Me preocupa esta imagen de una Andalucía
de parques destrozados, paredes pintadas, rincones meados, plazas históricas y
monumentales llenas de monumentales e históricos cristales de botellas rotas. Cada noche
es triste noche de los cristales rotos. Pasas por cualquier lugar una mañanita, y es un
estercolero de vasos de plástico hechos trizas, de bolsas de supermercado de fortuna
donde venden las botellonas y los cubitos de hielo, cuando no de vomitonas en los umbrales
y casapuertas. Y esto ocurre no solamente en las grandes ciudades, sino en los pueblos.

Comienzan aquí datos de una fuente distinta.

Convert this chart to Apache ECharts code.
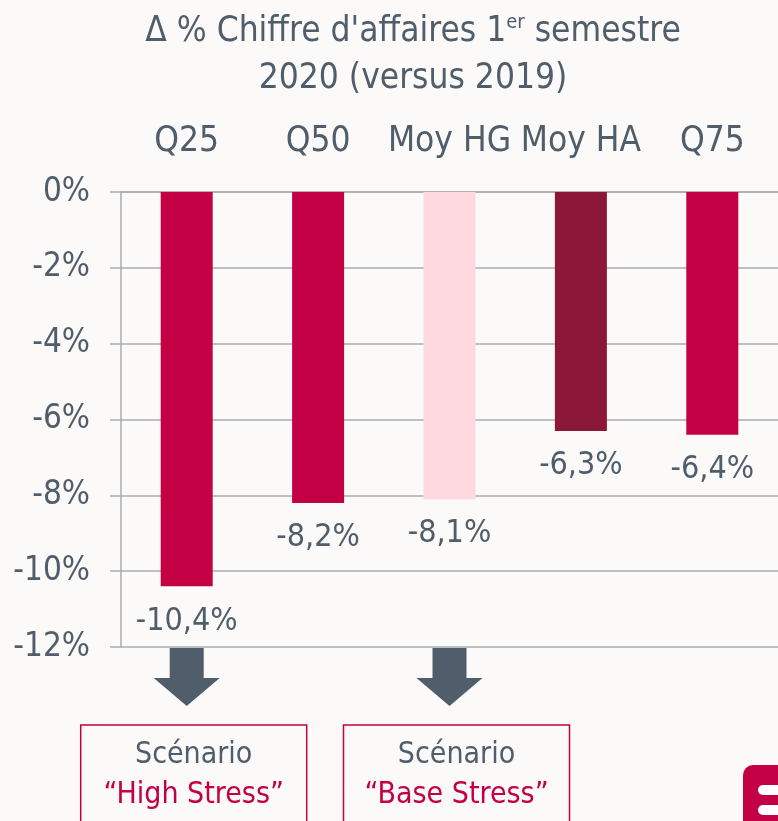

Como todo se pega, menos lo bonito, hay por ahí cada pueblo con una movida que tiembla el
misterio de la subida de la Asunción de Cantillana al barandal del cielo, por decirlo en
copla de Juanito Valderrama, mis saludos a usted y a Dolores Abril, don Juan...

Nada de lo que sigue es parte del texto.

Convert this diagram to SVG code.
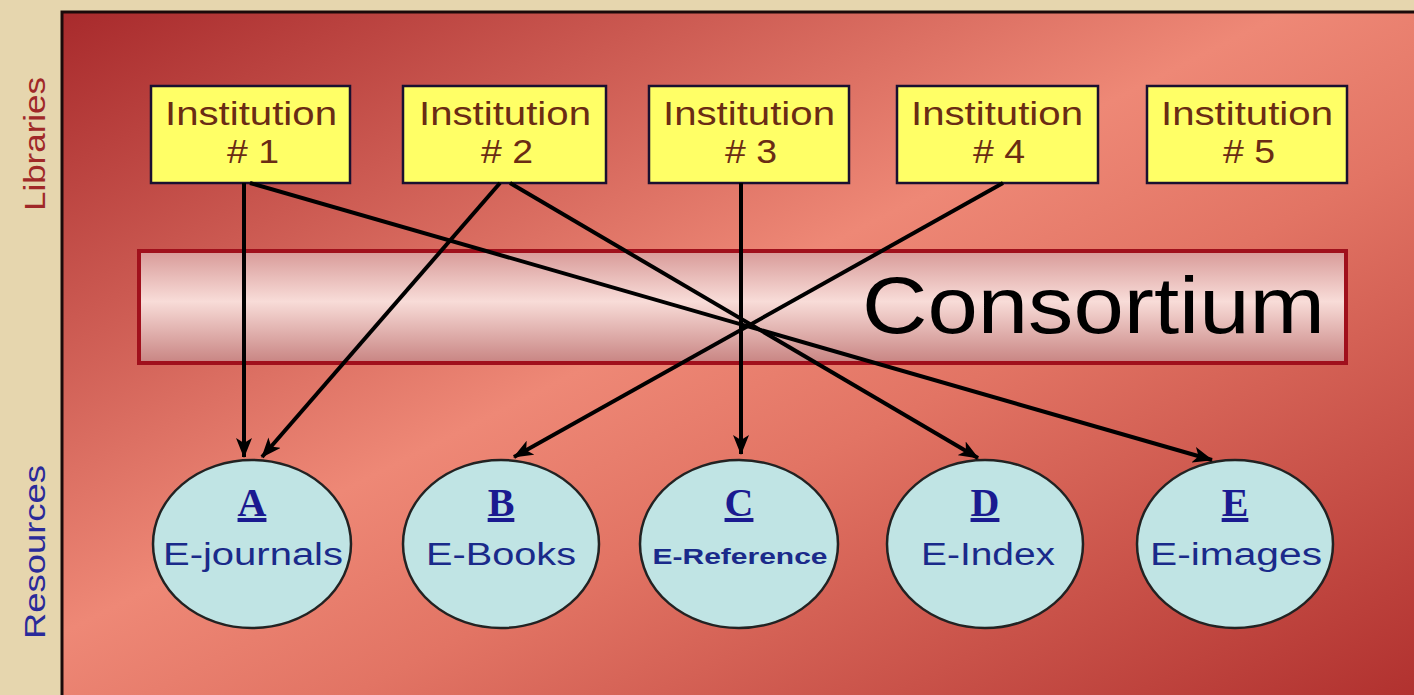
<svg xmlns="http://www.w3.org/2000/svg" width="1414" height="695" viewBox="0 0 1414 695">
<defs>
<linearGradient id="bg" x1="0" y1="0" x2="1" y2="1">
<stop offset="0" stop-color="#a82a2c"/>
<stop offset="0.45" stop-color="#ee8876"/>
<stop offset="0.6" stop-color="#e27464"/>
<stop offset="1" stop-color="#b0302e"/>
</linearGradient>
<linearGradient id="band" x1="0" y1="0" x2="0" y2="1">
<stop offset="0" stop-color="#d89a98"/>
<stop offset="0.45" stop-color="#f8dcd8"/>
<stop offset="1" stop-color="#c88482"/>
</linearGradient>
<marker id="arr" viewBox="0 0 20 16" refX="19" refY="8" markerWidth="20" markerHeight="16" orient="auto" markerUnits="userSpaceOnUse">
<path d="M0,0 L20,8 L0,16 L5,8 Z" fill="#000"/>
</marker>
</defs>
<style>
.inst rect{fill:#ffff66;stroke:#1a1030;stroke-width:2.5}
.inst text{font-family:"Liberation Sans",Arial,sans-serif;font-size:33px;fill:#6a2c14;text-anchor:middle}
.res ellipse{fill:#c0e4e4;stroke:#222;stroke-width:2.5}
.res .let{font-family:"Liberation Serif","Times New Roman",serif;font-weight:bold;font-size:40px;fill:#1a1a90;text-anchor:middle;text-decoration:underline}
.res .lbl{font-family:"Liberation Sans",Arial,sans-serif;font-size:31px;fill:#1a2a8a;text-anchor:middle}
.res .sm{font-size:22px;font-weight:bold}
.conn line{stroke:#000;stroke-width:4;marker-end:url(#arr)}
.side{font-family:"Liberation Sans",Arial,sans-serif;font-size:30px;text-anchor:middle}
</style>
<rect x="0" y="0" width="1414" height="695" fill="#e6d6ae"/>
<rect x="62" y="12" width="1360" height="690" fill="url(#bg)" stroke="#1a0a0a" stroke-width="3"/>
<text class="side" transform="translate(45,144) rotate(-90)" fill="#a02828" textLength="134" lengthAdjust="spacingAndGlyphs">Libraries</text>
<text class="side" transform="translate(45,552) rotate(-90)" fill="#2a2a9a" textLength="174" lengthAdjust="spacingAndGlyphs">Resources</text>
<g id="consortium">
<rect x="139" y="251" width="1207" height="112" fill="url(#band)" stroke="#a0101c" stroke-width="4"/>
<text x="1325" y="333" font-family="Liberation Sans,Arial,sans-serif" font-size="80" fill="#000" text-anchor="end" textLength="463" lengthAdjust="spacingAndGlyphs">Consortium</text>
</g>
<g id="inst1" class="inst"><rect x="151" y="86" width="199" height="97"/><text x="251" y="125" textLength="172" lengthAdjust="spacingAndGlyphs">Institution</text><text x="253" y="163" textLength="52" lengthAdjust="spacingAndGlyphs"># 1</text></g>
<g id="inst2" class="inst"><rect x="403" y="86" width="203" height="97"/><text x="505" y="125" textLength="172" lengthAdjust="spacingAndGlyphs">Institution</text><text x="507" y="163" textLength="52" lengthAdjust="spacingAndGlyphs"># 2</text></g>
<g id="inst3" class="inst"><rect x="649" y="86" width="200" height="97"/><text x="749" y="125" textLength="172" lengthAdjust="spacingAndGlyphs">Institution</text><text x="751" y="163" textLength="52" lengthAdjust="spacingAndGlyphs"># 3</text></g>
<g id="inst4" class="inst"><rect x="897" y="86" width="201" height="97"/><text x="997" y="125" textLength="172" lengthAdjust="spacingAndGlyphs">Institution</text><text x="999" y="163" textLength="52" lengthAdjust="spacingAndGlyphs"># 4</text></g>
<g id="inst5" class="inst"><rect x="1147" y="86" width="200" height="97"/><text x="1247" y="125" textLength="172" lengthAdjust="spacingAndGlyphs">Institution</text><text x="1249" y="163" textLength="52" lengthAdjust="spacingAndGlyphs"># 5</text></g>
<g id="resA" class="res"><ellipse cx="252" cy="544" rx="99" ry="84"/><text class="let" x="252" y="516">A</text><text class="lbl" x="253" y="565" textLength="180" lengthAdjust="spacingAndGlyphs">E-journals</text></g>
<g id="resB" class="res"><ellipse cx="501" cy="544" rx="98" ry="84"/><text class="let" x="501" y="516">B</text><text class="lbl" x="501" y="565" textLength="150" lengthAdjust="spacingAndGlyphs">E-Books</text></g>
<g id="resC" class="res"><ellipse cx="739" cy="544" rx="99" ry="84"/><text class="let" x="739" y="516">C</text><text class="lbl sm" x="740" y="564" textLength="175" lengthAdjust="spacingAndGlyphs">E-Reference</text></g>
<g id="resD" class="res"><ellipse cx="985" cy="544" rx="98" ry="84"/><text class="let" x="985" y="516">D</text><text class="lbl" x="988" y="565" textLength="134" lengthAdjust="spacingAndGlyphs">E-Index</text></g>
<g id="resE" class="res"><ellipse cx="1235" cy="544" rx="98" ry="84"/><text class="let" x="1235" y="516">E</text><text class="lbl" x="1236" y="565" textLength="172" lengthAdjust="spacingAndGlyphs">E-images</text></g>
<g id="connectors" class="conn">
<line x1="244" y1="183" x2="244" y2="457"/>
<line x1="250" y1="183" x2="1212" y2="460"/>
<line x1="500" y1="183" x2="262" y2="457"/>
<line x1="510" y1="183" x2="978" y2="458"/>
<line x1="741" y1="183" x2="741" y2="454"/>
<line x1="1003" y1="183" x2="514" y2="457"/>
</g>
</svg>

No sé a España, como decía el otro, pero
a Andalucía no la conoce ni la madre que la parió. Precisamente aquí, paradójicamente,
es donde más han mandado y durante más tiempo los que querían poner a España de modo
que no la conociera ni su madre. Las abuelas tenían a gala, en el pueblo, ser limpias
como los chorros del oro, tener la casa como una patena. Cada mañana, sacaban el cubo de
agüita fresca, y con la manita, palmada de limpieza a palmada de limpieza, iban regando
el trozo de su calle. Para que no se levantara polvo cuando, luego, la barrían con el
escobón. Las plazas de los pueblos y las calles de las ciudades, sin tanta Cultura de la
Ecología, tantos verdes y tanta leche migá con sopas gordas, eran una maravilla de
limpieza, de cuidado público.
¿Qué ha pasado aquí, que de aquellas
abuelas del escobón barriendo la calle en el pueblo hemos pasado a los nietos en las
ciudades dejando los lugares de la movida como pocilgas o zahurdas, según los casos?

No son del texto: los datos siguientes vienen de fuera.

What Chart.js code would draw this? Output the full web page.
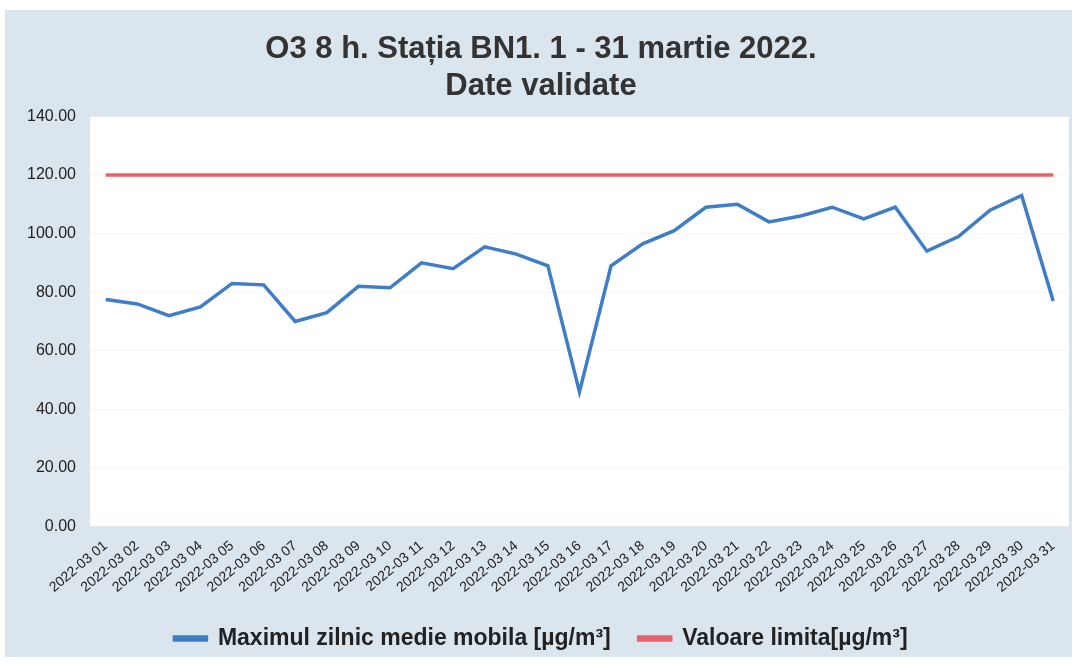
<!DOCTYPE html>
<html>
<head>
<meta charset="utf-8">
<script src="https://cdn.jsdelivr.net/npm/chart.js@4.4.0/dist/chart.umd.min.js"></script>
<style>
  html, body { margin: 0; padding: 0; background: #ffffff; }
  #wrap { position: relative; width: 1077px; height: 664px; }
</style>
</head>
<body>
<div id="wrap"><canvas id="o3Chart"></canvas></div>
<script>
// Data
const days = [];
for (let d = 1; d <= 31; d++) days.push('2022-03 ' + String(d).padStart(2, '0'));

const maxDaily = [77.5, 76, 72, 75, 83, 82.5, 70, 73, 82, 81.5,
                  90, 88, 95.5, 93, 89, 46, 89, 96.5, 101, 109,
                  110, 104, 106, 109, 105, 109, 94, 99, 108, 113, 77];
const limitValue = Array(31).fill(120);

const yTicks = [0, 20, 40, 60, 80, 100, 120, 140];

Chart.defaults.font.family = "'Liberation Sans', Arial, sans-serif";
Chart.defaults.color = '#222';

// paints the grey scan background and the white plot area
const backdrop = {
    id: 'backdrop',
    beforeDraw(chart) {
        const { ctx, chartArea: a } = chart;
        ctx.save();
        ctx.fillStyle = '#dbe5ee';
        ctx.fillRect(5, 10, 1067, 647);
        ctx.fillStyle = '#ffffff';
        ctx.fillRect(a.left, a.top, a.right - a.left, a.bottom - a.top);
        ctx.restore();
    }
};

new Chart(document.getElementById('o3Chart'), {
    type: 'line',
    data: {
        labels: days,
        datasets: [{
            label: 'Maximul zilnic medie mobila [µg/m³]',
            data: maxDaily,
            borderColor: '#3f7dc4',
            backgroundColor: '#3f7dc4',
            borderWidth: 3.5,
            pointRadius: 0,
            tension: 0
        }, {
            label: 'Valoare limita[µg/m³]',
            data: limitValue,
            borderColor: '#e8606c',
            backgroundColor: '#e8606c',
            borderWidth: 3.5,
            pointRadius: 0,
            tension: 0
        }]
    },
    options: {
        responsive: true,
        maintainAspectRatio: false,
        animation: false,
        layout: { padding: { left: 13, right: 8, top: 31, bottom: 4 } },
        plugins: {
            title: {
                display: true,
                text: ['O3 8 h. Stația BN1. 1 - 31 martie 2022.', 'Date validate'],
                font: { size: 31, weight: 'bold' },
                color: '#333',
                lineHeight: 1.04,
                padding: { top: 0, bottom: 11 }
            },
            legend: {
                position: 'bottom',
                labels: {
                    boxWidth: 32,
                    boxHeight: 3,
                    padding: 28,
                    font: { size: 23, weight: 'bold' },
                    color: '#222'
                }
            },
            tooltip: { enabled: false }
        },
        scales: {
            x: {
                offset: true,
                grid: { display: false },
                border: { display: false },
                ticks: { minRotation: 40, maxRotation: 40, autoSkip: false, font: { size: 14 }, color: '#222' }
            },
            y: {
                min: 0,
                max: 140,
                afterBuildTicks: axis => { axis.ticks = yTicks.map(v => ({ value: v })); },
                grid: { color: 'rgba(0,0,0,0.04)', drawTicks: false },
                border: { display: false },
                ticks: { padding: 14, font: { size: 16 }, color: '#222', callback: v => v.toFixed(2) }
            }
        }
    },
    plugins: [backdrop]
});
</script>
</body>
</html>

¿Qué ha ocurrido, que de aquel pueblo andaluz respetuoso con los signos de su pasado,
hemos llegado a estos nuevos vándalos por los que tienen que vallar los jardines, cerrar
los parques, trasladar las estatuas? En Sevilla ha ocurrido un hecho que es toda una
radiografía social. El Ayuntamiento se va a tener que gastar una millonada en restaurar
el Monumento a la Tolerancia de Eduardo Chillida, porque los nuevos vándalos de
Vandalucía han puesto la escultura que da penita verla, entre pintadas y meadas, al estar
situada en el epicentro de la movida ribereña de la noche guadalquevireña, toma letra de
sevillanas, Peña... Es para caerse de espaldas que no respeten ni el Monumento a la
Tolerancia. O que le corten las manos a los tres amores de Bécquer, o que se encalomen en
el Monumento a la Constitución de 1812. No sé si históricamente será así, pero
Andalucía ha vuelto a ser Vandalucía.